# AIM
Copy out all lines in the data below containing the string "with".

# RECORDED DATA
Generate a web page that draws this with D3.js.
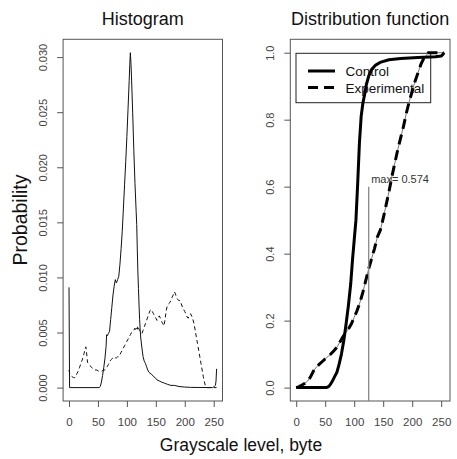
<!DOCTYPE html>
<html>
<head>
<meta charset="utf-8">
<script src="https://cdn.jsdelivr.net/npm/d3@7"></script>
<style>
  html, body { margin: 0; padding: 0; background: #fff; }
  svg { display: block; font-family: "Liberation Sans", Arial, sans-serif; }
</style>
</head>
<body>
<svg id="chart" width="457" height="459"></svg>
<script>
// Gray levels (0..255) and per-level probabilities for the control image
const controlHistLevel = [0,1,52,54,56,58,60,62,64,65,66,68,70,72,74,76,78,80,81,82,84,86,88,90,92,94,96,98,100,102,104,105,106,107,108,110,112,114,116,117,118,119,120,121,122,123,124,126,128,130,132,134,136,138,140,143,146,149,152,156,160,165,170,176,182,190,200,210,248,251,253,254,255];
const controlHistProb  = [0.0091,0,0,0.0001,0.0005,0.0011,0.0018,0.0026,0.0037,0.0048,0.0047,0.0049,0.0051,0.0062,0.0073,0.0084,0.0092,0.0098,0.0096,0.0095,0.0098,0.0101,0.0112,0.0126,0.0142,0.0163,0.0184,0.0205,0.0228,0.0253,0.0279,0.0293,0.0304,0.0295,0.0282,0.0250,0.0215,0.0185,0.0160,0.0148,0.0125,0.0105,0.0090,0.0075,0.0062,0.0052,0.0045,0.0036,0.0028,0.0024,0.0022,0.0019,0.0016,0.0014,0.0013,0.0012,0.0010,0.0009,0.0007,0.0006,0.0005,0.0004,0.0003,0.0002,0.0002,0.0001,0.00005,0.00002,0,0.0001,0.0002,0.0006,0.0017];

// Gray levels and probabilities for the experimental image
const experimentalHistLevel = [0,1,3,5,8,10,12,14,16,18,20,22,24,26,28,29,30,31,32,34,36,38,40,42,45,48,51,54,57,60,62,64,66,68,70,72,74,76,78,80,82,84,86,88,90,92,94,96,98,100,102,104,106,108,110,112,114,115,116,118,119,120,122,124,126,128,130,132,134,136,138,140,142,144,146,148,150,152,154,156,158,160,162,164,166,168,170,172,174,176,178,180,182,184,186,188,190,192,194,196,198,200,202,204,206,208,210,212,214,216,218,220,222,224,226,228,230,232,234,236,238,255];
const experimentalHistProb  = [0.0016,0.0013,0.0011,0.0010,0.0009,0.0009,0.0011,0.0013,0.0015,0.0018,0.0021,0.0024,0.0027,0.0031,0.0035,0.0037,0.0034,0.0028,0.0023,0.0021,0.0020,0.0019,0.0018,0.0017,0.0016,0.0016,0.0015,0.0015,0.0015,0.0016,0.0016,0.0017,0.0019,0.0021,0.0023,0.0025,0.0026,0.0027,0.0026,0.0027,0.0027,0.0028,0.0028,0.0030,0.0032,0.0034,0.0036,0.0038,0.0040,0.0042,0.0044,0.0046,0.0048,0.0050,0.0051,0.0052,0.0054,0.0052,0.0054,0.0053,0.0056,0.0054,0.0052,0.0050,0.0049,0.0052,0.0055,0.0058,0.0061,0.0064,0.0067,0.0070,0.0071,0.0069,0.0067,0.0065,0.0063,0.0061,0.0064,0.0065,0.0063,0.0060,0.0058,0.0056,0.0062,0.0070,0.0075,0.0076,0.0077,0.0079,0.0082,0.0084,0.0087,0.0085,0.0081,0.0080,0.0079,0.0079,0.0076,0.0073,0.0071,0.0069,0.0067,0.0064,0.0063,0.0066,0.0067,0.0065,0.0062,0.0058,0.0052,0.0046,0.0040,0.0034,0.0028,0.0022,0.0016,0.0010,0.0005,0.0001,0,0];

// Cumulative distribution of the control image
const controlCdfLevel = [0,52,55,58,62,66,70,74,78,82,86,90,94,97,100,103,106,109,112,115,118,121,125,130,137,146,160,180,210,240,250,253,255];
const controlCdfValue = [0,0,0.002,0.007,0.018,0.032,0.045,0.07,0.10,0.14,0.19,0.245,0.31,0.38,0.44,0.50,0.61,0.73,0.81,0.85,0.875,0.905,0.93,0.95,0.963,0.972,0.979,0.983,0.986,0.988,0.990,0.995,1.0];

// Cumulative distribution of the experimental image
const experimentalCdfLevel = [0,5,10,15,20,25,30,35,40,45,50,55,60,65,70,75,80,85,90,95,100,105,110,115,120,125,130,135,140,145,150,155,160,165,170,175,180,185,190,195,200,205,210,215,220,225,228,255];
const experimentalCdfValue = [0,0.003,0.008,0.013,0.02,0.033,0.05,0.062,0.07,0.078,0.086,0.093,0.101,0.11,0.12,0.135,0.15,0.163,0.175,0.19,0.21,0.23,0.255,0.285,0.32,0.355,0.385,0.415,0.45,0.47,0.505,0.545,0.585,0.63,0.67,0.71,0.745,0.78,0.82,0.855,0.885,0.915,0.94,0.965,0.983,0.993,1.0,1.0];

// Maximum vertical gap between the two distribution functions
const maxGapLevel = [125];
const maxGapValue = [0.574];
const maxGapLineTop = [0.6];

// Axis ticks and texts
const xTicks = [0, 50, 100, 150, 200, 250];
const histYTicks = [0, 0.005, 0.010, 0.015, 0.020, 0.025, 0.030];
const cdfYTicks = [0, 0.2, 0.4, 0.6, 0.8, 1.0];
const panelTitles = ["Histogram", "Distribution function"];
const seriesNames = ["Control", "Experimental"];
const yAxisTitle = "Probability";
const xAxisTitle = "Grayscale level, byte";

const svg = d3.select("#chart");
const boxColor = "#555";
const labelColor = "#444";

function pad(lo, hi) { const d = (hi - lo) * 0.04; return [lo - d, hi + d]; }

const xDomain = pad(0, 255);
const histMax = d3.max(controlHistProb.concat(experimentalHistProb));

const panels = [
  { x0: 63.1, x1: 222.5, yDomain: pad(0, histMax), yTicks: histYTicks, fmt: d3.format(".3f"), title: panelTitles[0] },
  { x0: 290.3, x1: 450, yDomain: pad(0, 1), yTicks: cdfYTicks, fmt: d3.format(".1f"), title: panelTitles[1] }
];
const yTop = 39.3, yBottom = 401;

panels.forEach(p => {
  p.x = d3.scaleLinear().domain(xDomain).range([p.x0, p.x1]);
  p.y = d3.scaleLinear().domain(p.yDomain).range([yBottom, yTop]);

  const g = svg.append("g");

  // x axis
  const xa = g.append("g")
    .attr("transform", `translate(0,${yBottom})`)
    .call(d3.axisBottom(p.x).tickValues(xTicks).tickSize(6).tickSizeOuter(0).tickFormat(d3.format("d")));
  xa.select(".domain").remove();
  xa.selectAll(".tick line").attr("stroke", boxColor);
  xa.selectAll(".tick text")
    .attr("y", 25).attr("dy", 0)
    .attr("fill", labelColor)
    .style("font-size", "11.5px")
    .style("font-family", "'Liberation Sans', Arial, sans-serif");

  // y axis with rotated labels
  const ya = g.append("g")
    .attr("transform", `translate(${p.x0},0)`)
    .call(d3.axisLeft(p.y).tickValues(p.yTicks).tickSize(6).tickSizeOuter(0).tickFormat(p.fmt));
  ya.select(".domain").remove();
  ya.selectAll(".tick line").attr("stroke", boxColor);
  ya.selectAll(".tick text")
    .attr("x", 0).attr("y", 0).attr("dy", 0)
    .attr("text-anchor", "middle")
    .attr("transform", "translate(-16,0) rotate(-90)")
    .attr("fill", labelColor)
    .style("font-size", "11px")
    .style("font-family", "'Liberation Sans', Arial, sans-serif");

  // frame
  g.append("rect")
    .attr("x", p.x0).attr("y", yTop)
    .attr("width", p.x1 - p.x0).attr("height", yBottom - yTop)
    .attr("fill", "none").attr("stroke", boxColor).attr("stroke-width", 1);

  // title
  g.append("text")
    .attr("x", (p.x0 + p.x1) / 2).attr("y", 25)
    .attr("text-anchor", "middle")
    .style("font-size", "18px")
    .attr("fill", "#111")
    .text(p.title);
});

// Histogram panel
const hp = panels[0];
const histLine = d3.line().x(d => hp.x(d[0])).y(d => hp.y(d[1]));
svg.append("path")
  .datum(experimentalHistLevel.map((l, i) => [l, experimentalHistProb[i]]))
  .attr("d", histLine)
  .attr("fill", "none").attr("stroke", "#111").attr("stroke-width", 1)
  .attr("stroke-dasharray", "4,3");
svg.append("path")
  .datum(controlHistLevel.map((l, i) => [l, controlHistProb[i]]))
  .attr("d", histLine)
  .attr("fill", "none").attr("stroke", "#111").attr("stroke-width", 1);

// Distribution function panel
const cp = panels[1];
const cdfLine = d3.line().x(d => cp.x(d[0])).y(d => cp.y(d[1]));

// legend frame and keys
const lg = svg.append("g");
lg.append("rect")
  .attr("x", 296).attr("y", 53.3).attr("width", 134.7).attr("height", 49.4)
  .attr("fill", "none").attr("stroke", "#222").attr("stroke-width", 1);
const legendRows = [71, 87.5];
seriesNames.forEach((name, i) => {
  lg.append("line")
    .attr("x1", 308).attr("x2", 335).attr("y1", legendRows[i]).attr("y2", legendRows[i])
    .attr("stroke", "#000").attr("stroke-width", 3)
    .attr("stroke-dasharray", i === 1 ? "10,6" : null);
  lg.append("text")
    .attr("x", 345.5).attr("y", legendRows[i] + 5)
    .style("font-size", "13.5px")
    .attr("fill", "#111")
    .text(name);
});

const expData = experimentalCdfLevel.map((l, i) => [l, experimentalCdfValue[i]]);
svg.append("path")
  .datum(expData)
  .attr("d", cdfLine)
  .attr("fill", "none").attr("stroke", "#777").attr("stroke-width", 1);
svg.append("path")
  .datum(expData)
  .attr("d", cdfLine)
  .attr("fill", "none").attr("stroke", "#000").attr("stroke-width", 3)
  .attr("stroke-dasharray", "10,6");
svg.append("path")
  .datum(controlCdfLevel.map((l, i) => [l, controlCdfValue[i]]))
  .attr("d", cdfLine)
  .attr("fill", "none").attr("stroke", "#000").attr("stroke-width", 3)
  .attr("stroke-linejoin", "round");

// marker of the largest gap
svg.append("line")
  .attr("x1", cp.x(maxGapLevel[0])).attr("x2", cp.x(maxGapLevel[0]))
  .attr("y1", yBottom).attr("y2", cp.y(maxGapLineTop[0]))
  .attr("stroke", "#888").attr("stroke-width", 1.3);
svg.append("text")
  .attr("x", cp.x(maxGapLevel[0]) + 2.5).attr("y", 183)
  .style("font-size", "11px")
  .attr("fill", "#333")
  .text("max= " + maxGapValue[0]);

// shared axis titles
svg.append("text")
  .attr("transform", "translate(27,220) rotate(-90)")
  .attr("text-anchor", "middle")
  .style("font-size", "19.5px")
  .attr("fill", "#111")
  .text(yAxisTitle);
svg.append("text")
  .attr("x", 241).attr("y", 451)
  .attr("text-anchor", "middle")
  .style("font-size", "17.5px")
  .attr("fill", "#111")
  .text(xAxisTitle);
</script>
</body>
</html>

# THE RESPONSE
Generate a web page that draws this with D3.js.
  // y axis with rotated labels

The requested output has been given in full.